Strong OE production and the company’s presence on high volume OE vehicle models drove North American original equipment revenue to $373 million in the quarter, a 9% increase over first quarter 2002 revenue of $341 million. Excluding catalytic converter pass-through sales, revenue increased 12%.


North American aftermarket revenue was $108 million versus $126 million one year ago. Sales were negatively impacted by lower consumer confidence and the continued universal decline in the exhaust market.


European original equipment revenue increased 30% to $269 million from $207 million in the first quarter of 2002. Excluding catalytic converter pass-through sales and the impact of favourable currency exchange rates, revenue would have increased 5%.


European aftermarket revenue increased to $76 million, versus $65 million one year ago.  Excluding the impact of currency, revenue would have decreased 4%.


Asian operations reported revenue of $36 million, versus $18 million one year ago.  Revenue growth was primarily driven by strong China OE volumes and higher pass-through sales.

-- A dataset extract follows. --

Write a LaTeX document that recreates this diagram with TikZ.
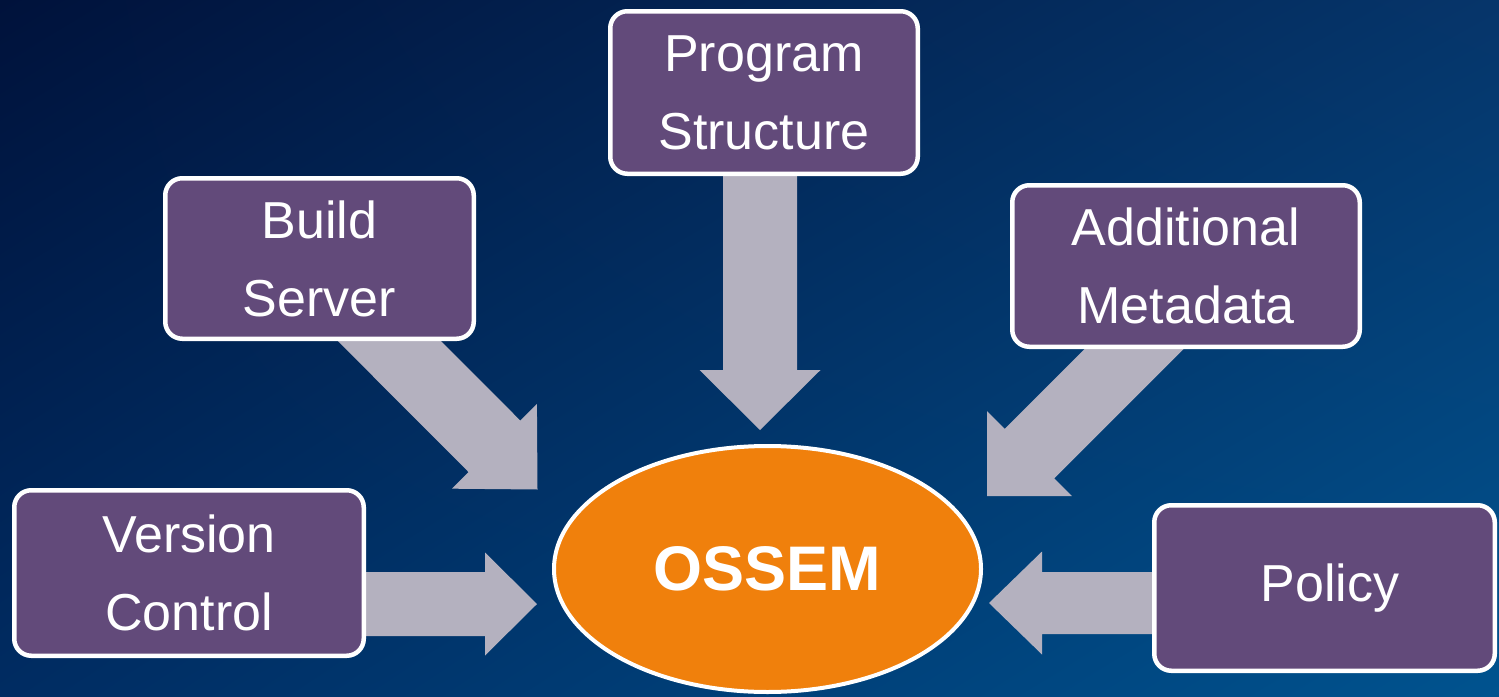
\documentclass[tikz,border=0pt]{standalone}
\usepackage{fontspec}
\setmainfont{Liberation Sans}
\usetikzlibrary{shapes.geometric,calc,shadings}
\definecolor{bgTL}{HTML}{00123B}
\definecolor{bgTR}{HTML}{06356A}
\definecolor{bgBL}{HTML}{002C62}
\definecolor{bgBR}{HTML}{00538F}
\definecolor{boxpurple}{HTML}{624A7A}
\definecolor{coreorange}{HTML}{F0800C}
\definecolor{arrowgrey}{HTML}{B4B1BF}
\pgfdeclarelayer{back}
\pgfsetlayers{back,main}
\tikzset{
  box/.style={draw=white, line width=4.5pt, fill=boxpurple, rounded corners=17pt,
    text=white, align=center, font=\fontsize{52}{78}\selectfont, inner sep=0pt},
  core/.style={ellipse, draw=white, line width=4pt, fill=coreorange, text=white,
    font=\fontsize{63}{70}\selectfont\bfseries, inner sep=0pt},
  blockfill/.style={fill=arrowgrey},
}
% #1 start coordinate, #2 tip coordinate, #3 half shaft width, #4 half head width, #5 head length
\newcommand{\blockarrow}[5]{%
  \path (#2) coordinate (ba-tip) ($(#2)!#5!(#1)$) coordinate (ba-base);
  \fill[blockfill] ($(#1)!#3!90:(ba-tip)$) -- ($(ba-base)!#3!90:(ba-tip)$)
    -- ($(ba-base)!#4!90:(ba-tip)$) -- (ba-tip) -- ($(ba-base)!#4!-90:(ba-tip)$)
    -- ($(ba-base)!#3!-90:(ba-tip)$) -- ($(#1)!#3!-90:(ba-tip)$) -- cycle;
}
\begin{document}
\begin{tikzpicture}[x=1pt,y=-1pt]
\useasboundingbox (0,0) rectangle (1499,696);
\begin{pgfonlayer}{back}
  \shade[upper left=bgTL, upper right=bgTR, lower left=bgBL, lower right=bgBR]
    (0,0) rectangle (1499,696);
\end{pgfonlayer}

\node[box, minimum width=307.5pt, minimum height=162.5pt] (ps) at (764,92.5) {Program\\Structure};
\node[box, minimum width=308.5pt, minimum height=160.5pt] (bs) at (319.5,258.5) {Build\\Server};
\node[box, minimum width=347.5pt, minimum height=161.5pt] (am) at (1186,266) {Additional\\Metadata};
\node[box, minimum width=349.5pt, minimum height=165.5pt] (vc) at (189,573) {Version\\Control};
\node[box, minimum width=340.5pt, minimum height=165.5pt] (po) at (1324.5,588) {\hspace*{11pt}Policy};
\node[core, minimum width=427pt, minimum height=246pt] (os) at (767.5,569) {OSSEM};

\coordinate (psS) at ($(ps.south)+(-4,-60)$);
\coordinate (psT) at (760,430);
\coordinate (bsS) at ($(bs.south)+(29,-41)$);
\coordinate (bsT) at (537.5,489.5);
\coordinate (amS) at ($(am.south)+(-13,-39)$);
\coordinate (amT) at (987,496);
\coordinate (vcS) at ($(vc.east)+(-60,31)$);
\coordinate (vcT) at (537,604);
\coordinate (poS) at ($(po.west)+(98,15)$);
\coordinate (poT) at (989,603);

\begin{pgfonlayer}{back}
  \blockarrow{psS}{psT}{37pt}{60.5pt}{60pt}
  \blockarrow{bsS}{bsT}{36.5pt}{60pt}{61pt}
  \blockarrow{amS}{amT}{35pt}{60pt}{60pt}
  \blockarrow{vcS}{vcT}{32pt}{51.5pt}{52pt}
  \blockarrow{poS}{poT}{31pt}{51.5pt}{53pt}
\end{pgfonlayer}
\end{tikzpicture}
\end{document}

In South America, the company reported revenue of $26 million, flat compared with the previous year. Unfavourable currency exchange rates negatively impacted revenue by $7 million, which was offset by stronger OE and aftermarket volumes.


Australian operations reported revenue of $33 million for the quarter, a 27% increase over first quarter 2002 revenue of $26 million. A favourable currency exchange rate impacted revenue by $4 million. Strong OE production offset softer sales in both the ride control and exhaust segments of the aftermarket.